Without the pictures, return all of the material exactly as written.

* Start *

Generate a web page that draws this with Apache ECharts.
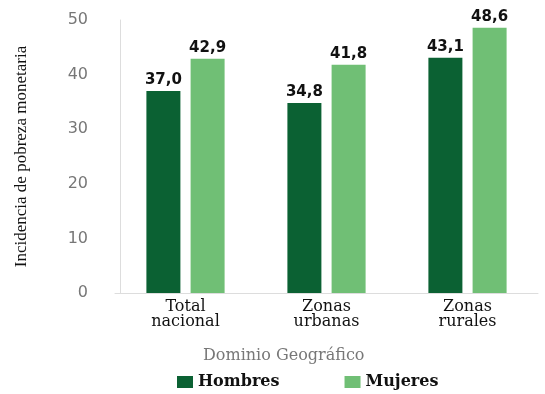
<!DOCTYPE html>
<html>
<head>
<meta charset="utf-8">
<script src="https://cdn.jsdelivr.net/npm/echarts@6/dist/echarts.min.js"></script>
<style>
  html, body { margin: 0; padding: 0; background: #fff; }
  #chart { width: 545px; height: 394px; }
</style>
</head>
<body>
<div id="chart"></div>
<script>
const categories = ['Total\nnacional', 'Zonas\nurbanas', 'Zonas\nrurales']
const hombres = [37.0, 34.8, 43.1]
const mujeres = [42.9, 41.8, 48.6]
const yTicks = [0, 10, 20, 30, 40, 50]

const DARK = '#0b6133'
const LIGHT = '#70bf75'

const chart = echarts.init(document.getElementById('chart'))

const fmt = p => p.value.toFixed(1).replace('.', ',')

const barLabel = {
  show: true,
  position: 'top',
  distance: 3,
  formatter: fmt,
  fontFamily: 'DejaVu Sans',
  fontWeight: 'bold',
  fontSize: 15,
  color: '#111'
}

chart.setOption({
  animation: false,
  title: {
    text: 'Dominio Geográfico',
    left: 198,
    top: 343,
    textStyle: { fontFamily: 'DejaVu Serif', fontWeight: 'normal', fontSize: 16, color: '#777' }
  },
  legend: {
    bottom: -1,
    left: 172,
    itemWidth: 16,
    itemHeight: 12,
    itemGap: 65,
    icon: 'rect',
    textStyle: { fontFamily: 'DejaVu Serif', fontWeight: 'bold', fontSize: 16, color: '#111' },
    data: ['Hombres', 'Mujeres']
  },
  grid: { left: 115, right: 7, top: 20, bottom: 101 },
  xAxis: {
    type: 'category',
    data: categories,
    axisLine: { lineStyle: { color: '#ddd', width: 1 } },
    axisTick: { show: false },
    axisLabel: {
      margin: 6,
      lineHeight: 15,
      fontFamily: 'DejaVu Serif',
      fontSize: 16,
      color: '#111'
    }
  },
  yAxis: {
    type: 'value',
    min: 0,
    max: 50,
    interval: 10,
    offset: -5,
    name: 'Incidencia de pobreza monetaria',
    nameLocation: 'middle',
    nameGap: 90,
    nameTextStyle: { fontFamily: 'Liberation Serif', fontSize: 17, color: '#111' },
    axisLine: { show: true, lineStyle: { color: '#ddd', width: 1 } },
    axisTick: { show: false },
    splitLine: { show: false },
    axisLabel: {
      margin: 32,
      fontFamily: 'DejaVu Sans',
      fontSize: 16,
      color: '#777',
      formatter: v => (yTicks.includes(v) ? String(v) : '')
    }
  },
  series: [
    {
      name: 'Hombres',
      type: 'bar',
      data: hombres,
      barWidth: 34,
      barGap: '30%',
      itemStyle: { color: DARK },
      label: barLabel
    },
    {
      name: 'Mujeres',
      type: 'bar',
      data: mujeres,
      barWidth: 34,
      itemStyle: { color: LIGHT },
      label: barLabel
    }
  ]
})
</script>
</body>
</html>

* End *

### Response to this exercise:
Generate a web page that draws this with Apache ECharts.
<!DOCTYPE html>
<html>
<head>
<meta charset="utf-8">
<script src="https://cdn.jsdelivr.net/npm/echarts@6/dist/echarts.min.js"></script>
<style>
  html, body { margin: 0; padding: 0; background: #fff; }
  #chart { width: 545px; height: 394px; }
</style>
</head>
<body>
<div id="chart"></div>
<script>
const categories = ['Total\nnacional', 'Zonas\nurbanas', 'Zonas\nrurales']
const hombres = [37.0, 34.8, 43.1]
const mujeres = [42.9, 41.8, 48.6]
const yTicks = [0, 10, 20, 30, 40, 50]

const DARK = '#0b6133'
const LIGHT = '#70bf75'

const chart = echarts.init(document.getElementById('chart'))

const fmt = p => p.value.toFixed(1).replace('.', ',')

const barLabel = {
  show: true,
  position: 'top',
  distance: 3,
  formatter: fmt,
  fontFamily: 'DejaVu Sans',
  fontWeight: 'bold',
  fontSize: 15,
  color: '#111'
}

chart.setOption({
  animation: false,
  title: {
    text: 'Dominio Geográfico',
    left: 198,
    top: 343,
    textStyle: { fontFamily: 'DejaVu Serif', fontWeight: 'normal', fontSize: 16, color: '#777' }
  },
  legend: {
    bottom: -1,
    left: 172,
    itemWidth: 16,
    itemHeight: 12,
    itemGap: 65,
    icon: 'rect',
    textStyle: { fontFamily: 'DejaVu Serif', fontWeight: 'bold', fontSize: 16, color: '#111' },
    data: ['Hombres', 'Mujeres']
  },
  grid: { left: 115, right: 7, top: 20, bottom: 101 },
  xAxis: {
    type: 'category',
    data: categories,
    axisLine: { lineStyle: { color: '#ddd', width: 1 } },
    axisTick: { show: false },
    axisLabel: {
      margin: 6,
      lineHeight: 15,
      fontFamily: 'DejaVu Serif',
      fontSize: 16,
      color: '#111'
    }
  },
  yAxis: {
    type: 'value',
    min: 0,
    max: 50,
    interval: 10,
    offset: -5,
    name: 'Incidencia de pobreza monetaria',
    nameLocation: 'middle',
    nameGap: 90,
    nameTextStyle: { fontFamily: 'Liberation Serif', fontSize: 17, color: '#111' },
    axisLine: { show: true, lineStyle: { color: '#ddd', width: 1 } },
    axisTick: { show: false },
    splitLine: { show: false },
    axisLabel: {
      margin: 32,
      fontFamily: 'DejaVu Sans',
      fontSize: 16,
      color: '#777',
      formatter: v => (yTicks.includes(v) ? String(v) : '')
    }
  },
  series: [
    {
      name: 'Hombres',
      type: 'bar',
      data: hombres,
      barWidth: 34,
      barGap: '30%',
      itemStyle: { color: DARK },
      label: barLabel
    },
    {
      name: 'Mujeres',
      type: 'bar',
      data: mujeres,
      barWidth: 34,
      itemStyle: { color: LIGHT },
      label: barLabel
    }
  ]
})
</script>
</body>
</html>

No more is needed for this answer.